The Donald Trump administration on Monday ordered the expulsion of 60 Russian diplomatic and intelligence officers posted in the United States and shut down the Russian consulate in Seattle in retaliation for the nerve agent attack on a former double agent in Britain.
The expelled officials have seven days to leave the country with their families. Of the 60, 48 are from the Russian embassy in Washington and the remaining 12 from Russia’s permanent mission to the United Nations in New York.
The Russian consulate in Seattle was ordered to be closed, the United States has said, due to its proximity to US submarine bases and to Boeing, which manufactures civilian and military aircraft.
The US said these actions were coordinated with its Nato allies and partners around the world. Within hours, 14 European Union countries, Canada, Ukraine, Sweden and Albania had announced their own expulsions.
These actions are the “largest collective expulsion of Russian intelligence officers in history”, British Prime Minister Theresa May told the House of Commons. Britain had expelled 23 Russian officials on March 14.

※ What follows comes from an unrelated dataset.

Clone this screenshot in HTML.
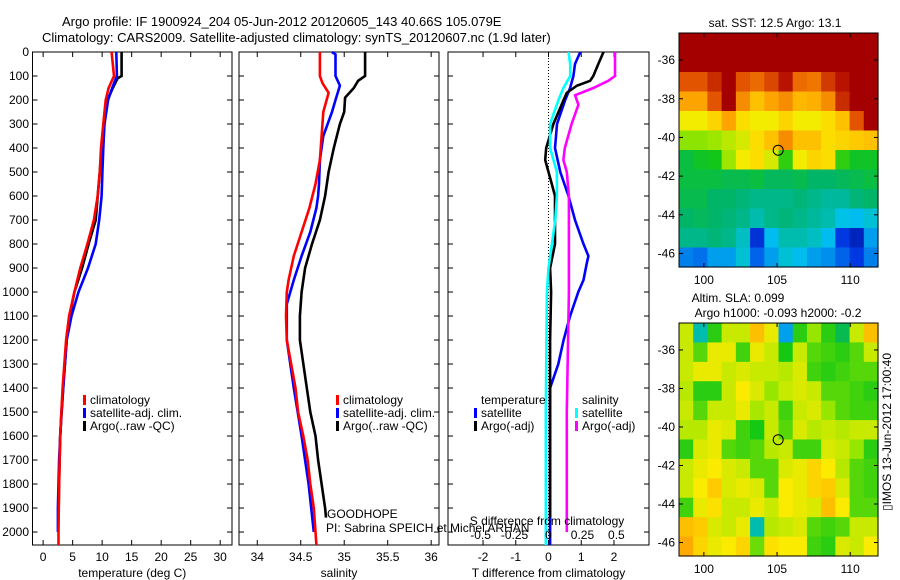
<!DOCTYPE html>
<html><head><meta charset="utf-8"><style>
body{margin:0;background:#fff;}
svg{display:block;font-family:"Liberation Sans",sans-serif;}
text{font-size:12px;fill:#000;}
</style></head><body>
<svg id="fig" width="900" height="580" viewBox="0 0 900 580" xmlns="http://www.w3.org/2000/svg">
<text x="62" y="26" style="font-size:13px">Argo profile: IF 1900924_204 05-Jun-2012 20120605_143 40.66S 105.079E</text>
<text x="42" y="42" style="font-size:13px">Climatology: CARS2009. Satellite-adjusted climatology: synTS_20120607.nc (1.9d later)</text>
<g id="layer"></g>
</svg>
<script>
// ---- profile data ----
const tempClimDepth=[0,100,150,200,300,400,500,600,700,800,900,1000,1100,1200,1400,1600,1800,2000,2054];
const tempClim=[11.6,12.0,11.1,10.6,10.2,9.8,9.6,9.25,8.6,7.5,6.3,5.3,4.4,3.9,3.3,2.9,2.7,2.6,2.6];
const tempSatDepth=[0,100,150,200,300,400,500,600,700,800,900,1000,1100,1200,1400,1500,1700,1900,2000];
const tempSat=[12.4,12.5,11.7,11.0,10.4,10.2,10.05,9.9,9.5,8.9,7.6,6.0,4.8,4.0,3.4,3.1,2.7,2.5,2.5];
const tempArgoDepth=[0,100,110,150,200,300,400,500,600,700,800,900,1000,1100,1200,1400,1600,1800,1940];
const tempArgo=[13.3,13.3,12.6,11.8,10.9,10.3,9.9,9.6,9.25,8.9,7.7,6.6,5.3,4.5,4.0,3.4,2.9,2.7,2.6];

const salClimDepth=[0,100,130,170,250,350,450,550,650,750,850,950,1000,1100,1200,1400,1500,1600,1700,1800,1900,2000,2054];
const salClim=[34.72,34.72,34.75,34.82,34.76,34.74,34.72,34.67,34.60,34.51,34.42,34.36,34.34,34.33,34.34,34.44,34.47,34.53,34.58,34.61,34.65,34.67,34.68];
const salSatDepth=[0,10,100,140,200,250,350,450,550,600,650,750,850,950,1050,1200,1400,1600,1800,2000];
const salSat=[34.86,34.9,34.9,34.95,34.9,34.86,34.76,34.72,34.71,34.70,34.68,34.61,34.51,34.42,34.34,34.34,34.42,34.51,34.59,34.65];
const salArgoDepth=[0,100,120,150,190,250,300,400,500,600,700,800,900,1000,1100,1200,1400,1500,1600,1700,1800,1900,1940];
const salArgo=[35.24,35.24,35.16,35.11,35.01,35.0,34.95,34.88,34.82,34.78,34.72,34.63,34.55,34.51,34.49,34.49,34.57,34.61,34.67,34.70,34.74,34.78,34.79];

const dTSatDepth=[0,50,100,150,200,300,400,500,600,700,800,850,880,950,1000,1100,1200,1300,1400,2000,2054];
const dTSat=[0.97,0.81,0.76,0.66,0.51,0.26,0.2,0.36,0.61,0.81,1.07,1.22,1.17,1.07,0.91,0.66,0.46,0.3,0.05,0.05,0.05];
const dTArgoDepth=[0,50,100,120,140,170,200,300,400,450,500,550,600,800,900,1000,1200,1940];
const dTArgo=[1.68,1.52,1.37,1.27,0.87,0.56,0.46,0.15,-0.07,-0.1,0,0.1,0.2,0.2,0.05,0.08,0.05,0.05];
const dSSatDepth=[0,50,100,150,200,300,400,450,500,600,700,800,900,1000,1500,2054];
const dSSat=[0.147,0.16,0.16,0.11,0.074,0.012,0.012,0.037,0.062,0.062,0.05,0.025,0,-0.012,-0.02,-0.02];
const dSArgoDepth=[0,100,120,150,180,220,300,400,450,500,600,800,1000,1500,2000];
const dSArgo=[0.49,0.49,0.44,0.33,0.196,0.22,0.17,0.12,0.11,0.135,0.15,0.15,0.15,0.135,0.135];

const depthTicks=[0,100,200,300,400,500,600,700,800,900,1000,1100,1200,1300,1400,1500,1600,1700,1800,1900,2000];
const tempTicks=[0,5,10,15,20,25,30];
const salTicks=[34,34.5,35,35.5,36];
const dTTicks=[-2,-1,0,1,2];
const dSTicks=[-0.5,-0.25,0,0.25,0.5];
const lonTicks=[100,105,110];
const latTicks=[-36,-38,-40,-42,-44,-46];

// ---- map data ----
const sstGrid=[
[16,16,16,16,16,16,16,16,16,16,16,16,16,16],
[15.5,16,16,16,16,15.8,16,16,16,16,16,16,16,16],
[14.5,14.5,14.8,15.5,14.5,14.3,14.6,15,14.3,14.2,14.7,15,16,16],
[13.8,13.8,14.5,15.5,14,13.5,13.8,14,13.6,13.7,14,14.8,16,16],
[13,13,13.3,13.8,13.2,13,13,13.3,13,13,13.2,13.5,14.5,16],
[12.3,12.3,12.4,12.6,12.8,13.2,13.5,14,13.5,13.5,13.2,13.3,13.4,13.5],
[11.3,11.5,11.6,12.4,13,13.2,12.8,11.8,13,13.3,13.2,11.8,11.5,11.5],
[11.3,11.3,11.3,11.2,11.2,11.3,11.1,11.1,11.2,11,11,11.1,11.2,11.3],
[11.2,11.2,11,11,10.9,10.8,10.8,10.8,10.9,10.8,10.7,10.7,10.9,11],
[11,11.1,11,10.9,10.8,10.6,10.8,10.9,10.8,10.7,10.6,10.3,10.2,10.4],
[10.8,10.8,10.9,10.8,10.5,9.2,10.2,10.6,10.6,10.5,10.2,9.3,9,10],
[9.8,9.7,10,10,10.4,9.6,10,10.4,10.2,10,9.9,9.6,9.3,9.8]];
const slaGrid=[
[0.03,-0.15,-0.05,0.03,0.03,0.1,0.05,-0.2,-0.05,0.0,-0.05,-0.1,0.03,0.1],
[0.03,-0.03,0.05,0.05,-0.04,0.05,0.03,-0.06,0.03,-0.03,-0.04,-0.05,-0.03,0.03],
[0.03,0.05,0.05,0.03,0.04,0.03,0.03,0.02,0.04,-0.04,-0.05,-0.04,-0.03,-0.03],
[0.02,-0.05,-0.05,0.03,0.06,0.04,0.0,0.03,0.04,0.03,-0.03,-0.03,-0.04,-0.05],
[0.03,-0.03,0.03,0.03,0.05,0.01,0.03,-0.04,0.03,0.04,0.0,-0.03,-0.04,-0.04],
[0.02,0.02,0.05,0.04,-0.04,-0.06,0.03,-0.03,0.04,0.02,0.03,0.02,0.03,0.03],
[-0.05,0.04,0.05,-0.03,-0.04,-0.03,0.02,0.03,-0.04,-0.04,0.04,0.03,0.0,-0.05],
[0.03,0.05,0.06,0.04,0.03,-0.03,-0.03,0.04,0.05,0.08,0.06,0.02,-0.03,-0.04],
[0.03,0.06,0.09,0.04,0.05,0.04,-0.03,0.06,0.05,0.08,0.09,0.04,-0.03,-0.04],
[-0.04,0.05,0.07,0.03,0.03,0.05,0.03,0.06,0.05,0.04,0.1,0.06,-0.03,-0.03],
[0.1,0.09,0.04,0.03,0.05,-0.15,0.02,0.03,0.04,-0.03,-0.04,-0.03,0.03,0.03],
[0.12,0.08,0.05,0.06,0.08,-0.02,0.07,0.06,0.06,-0.04,-0.05,0.04,0.03,0.06]];
const floatLon=105.079, floatLat=-40.66;

const NS="http://www.w3.org/2000/svg";
const layer=document.getElementById('layer');
function mk(tag,attrs,parent){const e=document.createElementNS(NS,tag);for(const k in attrs)e.setAttribute(k,attrs[k]);(parent||layer).appendChild(e);return e;}
function txt(x,y,s,anchor,parent){const t=mk('text',{x:x,y:y,'text-anchor':anchor||'start'},parent);t.textContent=s;return t;}

const yTop=52, yBot=545, dMax=2054;
const yD=d=>yTop+(d/dMax)*(yBot-yTop);
function scale(d0,d1,r0,r1){return v=>r0+(v-d0)/(d1-d0)*(r1-r0);}

function panel(name,x0,x1,xs,ticks,tickLabel,xlabel){
  const g=mk('g',{});
  
  
  const r=mk('rect',{x:x0,y:yTop,width:x1-x0,height:yBot-yTop,fill:'none',stroke:'#000','stroke-width':1},g);
  
  
  depthTicks.forEach(d=>{const y=yD(d);mk('line',{x1:x0,x2:x0+5,y1:y,y2:y,stroke:'#000'},g);mk('line',{x1:x1-5,x2:x1,y1:y,y2:y,stroke:'#000'},g);});
  if(ticks) ticks.forEach(v=>{const x=xs(v);mk('line',{x1:x,x2:x,y1:yTop,y2:yTop+5,stroke:'#000'},g);mk('line',{x1:x,x2:x,y1:yBot-5,y2:yBot,stroke:'#000'},g);
    const t=txt(x,561,tickLabel?tickLabel(v):String(v),'middle',g);
    
    });
  if(xlabel){const t=txt((x0+x1)/2,577,xlabel,'middle',g);
    
    }
  return g;
}
function line(g,name,xs,vals,depths,color){
  const pts=vals.map((v,i)=>xs(v).toFixed(1)+','+yD(depths[i]).toFixed(1)).join(' ');
  const p=mk('polyline',{points:pts,fill:'none',stroke:color,'stroke-width':2.6,'stroke-linejoin':'miter'},g);
  
  
}
function legend(g,x,y,color,label){
  mk('rect',{x:x,y:y-9,width:3,height:10,fill:color},g);
  const t=txt(x+7,y,label,'start',g);
  
  
}

// Panel 1: temperature
const xT=scale(-1.8,32,32.5,232);
const p1=panel('temperature-panel',32.5,232,xT,tempTicks,null,'temperature (deg C)');
depthTicks.forEach(d=>{const t=txt(29,yD(d)+4,String(d),'end',p1);
  
  });
line(p1,'temp-argo-line',xT,tempArgo,tempArgoDepth,'#000');
line(p1,'temp-satellite-line',xT,tempSat,tempSatDepth,'#0000ff');
line(p1,'temp-climatology-line',xT,tempClim,tempClimDepth,'#ff0000');
legend(p1,83,404,'#ff0000','climatology');
legend(p1,83,417,'#0000ff','satellite-adj. clim.');
legend(p1,83,430,'#000','Argo(..raw -QC)');

// Panel 2: salinity
const xS=scale(33.79,36.09,239,439);
const p2=panel('salinity-panel',239,439,xS,salTicks,null,'salinity');
line(p2,'sal-argo-line',xS,salArgo,salArgoDepth,'#000');
line(p2,'sal-satellite-line',xS,salSat,salSatDepth,'#0000ff');
line(p2,'sal-climatology-line',xS,salClim,salClimDepth,'#ff0000');
legend(p2,336,404,'#ff0000','climatology');
legend(p2,336,417,'#0000ff','satellite-adj. clim.');
legend(p2,336,430,'#000','Argo(..raw -QC)');

// Panel 3: differences
const xDT=scale(-3.07,3.07,448,649);
const xDS=scale(-0.74,0.74,448,649);
const p3=panel('difference-panel',448,649,xDT,dTTicks,null,'T difference from climatology');
const zl=mk('line',{x1:xDT(0),x2:xDT(0),y1:yTop,y2:yBot,stroke:'#000','stroke-dasharray':'1,2'},p3);


line(p3,'dT-satellite-line',xDT,dTSat,dTSatDepth,'#0000ff');
line(p3,'dT-argo-line',xDT,dTArgo,dTArgoDepth,'#000');
line(p3,'dS-satellite-line',xDS,dSSat,dSSatDepth,'#00ffff');
line(p3,'dS-argo-line',xDS,dSArgo,dSArgoDepth,'#ff00ff');
dSTicks.forEach(v=>{const t=txt(xDS(v),539,String(v),'middle',p3);
  
  });
const sdt=txt(547,525,'S difference from climatology','middle',p3);


txt(481,404,'temperature','start',p3);
legend(p3,474,417,'#0000ff','satellite');
legend(p3,474,430,'#000','Argo(-adj)');
txt(582,404,'salinity','start',p3);
legend(p3,575,417,'#00ffff','satellite');
legend(p3,575,430,'#ff00ff','Argo(-adj)');
const gh=txt(327,518,'GOODHOPE','start');


const pi=txt(326,532,'PI: Sabrina SPEICH et Michel ARHAN','start');



// ---- maps ----
const stops=[[0,[0,0,130]],[0.12,[0,60,230]],[0.25,[0,195,240]],[0.35,[0,180,110]],[0.45,[20,200,20]],[0.55,[150,230,0]],[0.65,[250,235,0]],[0.75,[255,170,0]],[0.85,[230,90,0]],[0.95,[170,0,0]],[1,[165,0,0]]];
function cmap(f){f=Math.max(0,Math.min(1,f));for(let i=1;i<stops.length;i++){if(f<=stops[i][0]){const a=stops[i-1],b=stops[i];const t=(f-a[0])/(b[0]-a[0]);return 'rgb('+a[1].map((c,k)=>Math.round(c+(b[1][k]-c)*t)).join(',')+')';}}return 'rgb(165,0,0)';}
const lonMin=98.3, lonMax=111.9, latTop=-34.6, latBot=-46.7;
function drawMap(name,grid,vmin,vmax,y0,y1){
  const g=mk('g',{});
  
  
  const xL=scale(lonMin,lonMax,679,878), yL=scale(latTop,latBot,y0,y1);
  const nr=grid.length,nc=grid[0].length;
  const dLon=(lonMax-lonMin)/nc,dLat=(latBot-latTop)/nr;
  grid.forEach((row,r)=>row.forEach((v,c)=>{
    const xa=xL(lonMin+c*dLon),xb=xL(lonMin+(c+1)*dLon),ya=yL(latTop+r*dLat),yb=yL(latTop+(r+1)*dLat);
    const cell=mk('rect',{x:xa,y:ya,width:xb-xa+0.6,height:yb-ya+0.6,fill:cmap((v-vmin)/(vmax-vmin))},g);
    
    
  }));
  mk('rect',{x:679,y:y0,width:199,height:y1-y0,fill:'none',stroke:'#000'},g);
  lonTicks.forEach(v=>{const x=xL(v);mk('line',{x1:x,x2:x,y1:y0,y2:y0+4,stroke:'#000'},g);mk('line',{x1:x,x2:x,y1:y1-4,y2:y1,stroke:'#000'},g);
    const t=txt(x,y1+17,String(v),'middle',g);
    
    });
  latTicks.forEach(v=>{const y=yL(v);mk('line',{x1:679,x2:683,y1:y,y2:y,stroke:'#000'},g);mk('line',{x1:874,x2:878,y1:y,y2:y,stroke:'#000'},g);
    const t=txt(675,y+4,String(v),'end',g);
    
    });
  const c=mk('circle',{cx:xL(floatLon),cy:yL(floatLat),r:5,fill:'none',stroke:'#000','stroke-width':1},g);
  
  
  return g;
}
drawMap('sst-map',sstGrid,8.5,15.5,33,267);
drawMap('sla-map',slaGrid,-0.33,0.27,323,556);
const st=txt(775,27,'sat. SST: 12.5 Argo: 13.1','middle');


const a1=txt(738,302,'Altim. SLA: 0.099','middle');


const a2=txt(778,317,'Argo h1000: -0.093 h2000: -0.2','middle');


const im=txt(0,0,'\u25AFIMOS 13-Jun-2012 17:00:40','middle');
im.setAttribute('transform','translate(891,432) rotate(-90)');


</script>
</body></html>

The UK and its allies accuse Russia of being involved in the poisoning of former spy Sergei Skripal and his daughter Yulia in Salisbury on March 4. The two, who are still critical, were poisoned with a rare military-grade nerve gas called Novichok.
White House press secretary Sarah Huckabee Sanders, holding Russia directly responsible for the attack, said: “The United States takes this action in conjunction with our Nato allies and partners around the world in response to Russia’s use of a military-grade chemical weapon on the soil of the United Kingdom, the latest in its ongoing pattern of destabilising activities around the world.
“With these steps, the United States and our allies and partners make clear to Russia that its actions have consequences,” she said.
In a separate but simultaneously released statement, European Council President Donald Tusk announced similar expulsions by 14 member countries of the European Union and said “additional measures, including further expulsions … are not to be excluded in the coming days and weeks”.
May called the expulsions a show of solidarity, “We welcome today’s actions by our allies, which clearly demonstrate that we all stand shoulder to shoulder in sending the strongest signal to Russia that it cannot continue to flout international law,” said a statement from No 10, Downing street.
Russia has denied any role in the poison attack and is expected to retaliate to these expulsions. It had earlier ejected 23 British diplomats as a tit-for-tat over London’s move.
May had briefed the European Council in Brussels last week on the case against Russia as the Foreign Office lobbied western countries on its assessment that Moscow was behind the poisoning of former Russian spy and his daughter Yulia.
The expulsions by the United States are the toughest action taken against Moscow yet by President Donald Trump whose 15 months in office have been dogged by allegations that members of his campaign colluded with Russian meddling in the elections, that was intended to help him win.
Earlier March, the Trump administration announced sanctions against 17 Russian entities and individuals for meddling in the 2016 elections, that included those indicted by the team of Special Counsel Robert Mueller III that is investigating the interference.
Last August, the Trump administration had ordered the closure of the Russian consulate in San Francisco and annexes in New York and Washington in retaliation against Kremlin ordering the US to cut its diplomatic staff in Moscow by 755 employees, which, in turn, was triggered by sanctions announced against Russia by US congress for election meddling.
This predictable cycle of expulsions and retaliatory actions was broken only once before in recent memory, in December 2016 when Moscow led pass the expulsion of 35 Russian intelligence operatives by then President Barack Obama, over poll interference.
Michael Flynn, then NSA-designate, had asked Moscow to desist, assuring it clandestinely, it has been revealed during congressional investigation of the meddling, that the sanctions would be “ripped up” as one of the first acts of the administration.